Found one here, but I'm not sure it's trustable. I am looking for a DSTwo but I might as well wait for the DSTwo+.


----------



## Nathan Drake (May 31, 2015)

AshDS said:


> http://www.r4seller.com/supercard-d...-ds-ds-lite-dsiv142cv141jv141uv141e_p505.html
> 
> Found one here, but I'm not sure it's trustable. I am looking for a DSTwo but I might as well wait for the DSTwo+.


That site has fishy written all over it. It accepts PayPal, has the DSTwo in stock, and is only charging $36? Ha. Yeah right. Like I believe that site is even remotely legitimate. It doesn't help that their "About Us" only links to a 404. I'd strongly advise against anybody making a purchase from that shop unless you manage to use something like a Visa giftcard so that you can avoid all the extra charges that I'm sure would come your way.

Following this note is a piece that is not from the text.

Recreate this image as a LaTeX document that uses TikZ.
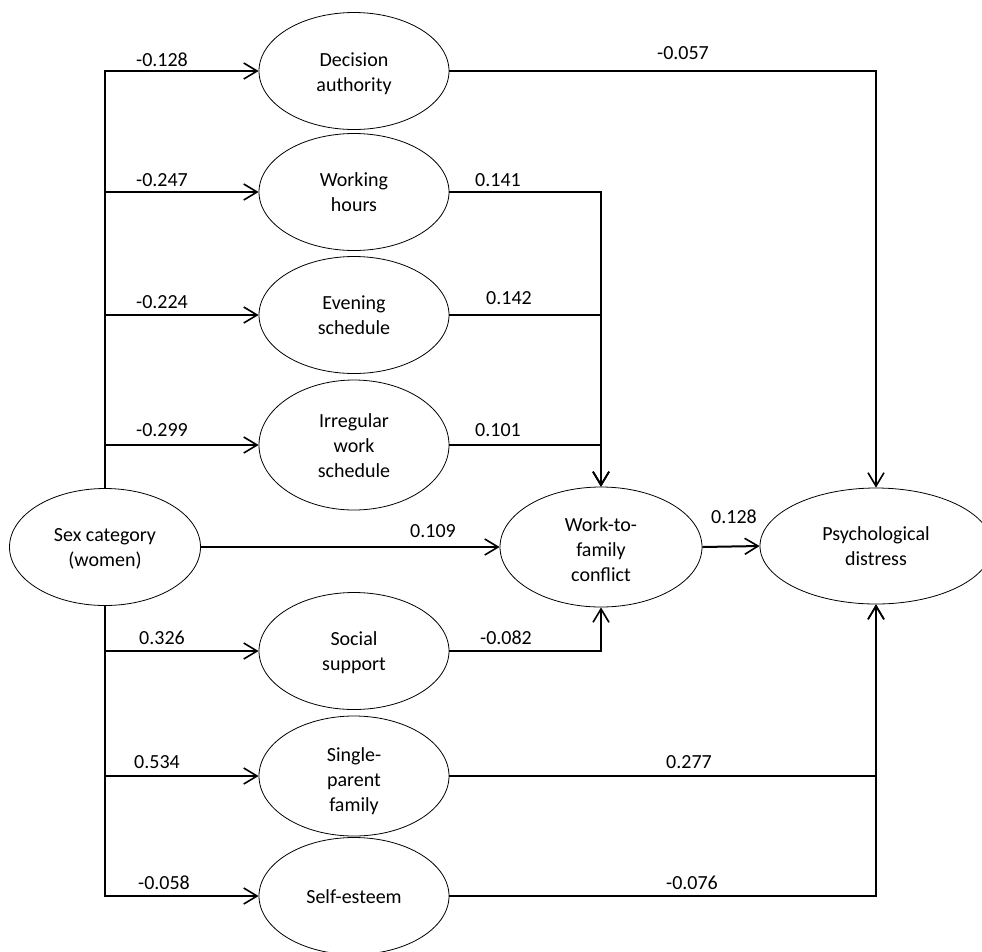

As for the DSTwo+, you have a long wait ahead of you. For all we know, it's never coming.


----------



## solderingfan (Jun 6, 2015)

3dsflash-cart.com is not https when credit card number is requested in their checkout page ...
Should I trust such a site ?

Do you have other site recommended in order to purchase a DsTwo cartridge ?


----------



## mrbits (Jun 21, 2015)

I'm trying to find somewhere to buy one that isn't overpriced, I doubt it will be possible


----------



## BestR4i3DS.com (Jun 26, 2015)

mrbits said:


> I'm trying to find somewhere to buy one that isn't overpriced, I doubt it will be possible


Our new batch stocks of SuperCard DSTwo just arrived, 
ready to ship to worldwide at reasonable price!


----------



## A New Revolution (Jun 28, 2015)

solderingfan said:


> 3dsflash-cart.com is not https when credit card number is requested in their checkout page ...
> Should I trust such a site ?
> 
> Do you have other site recommended in order to purchase a DsTwo cartridge ?


I used that site and mine is being shipped now because their now in stock.


----------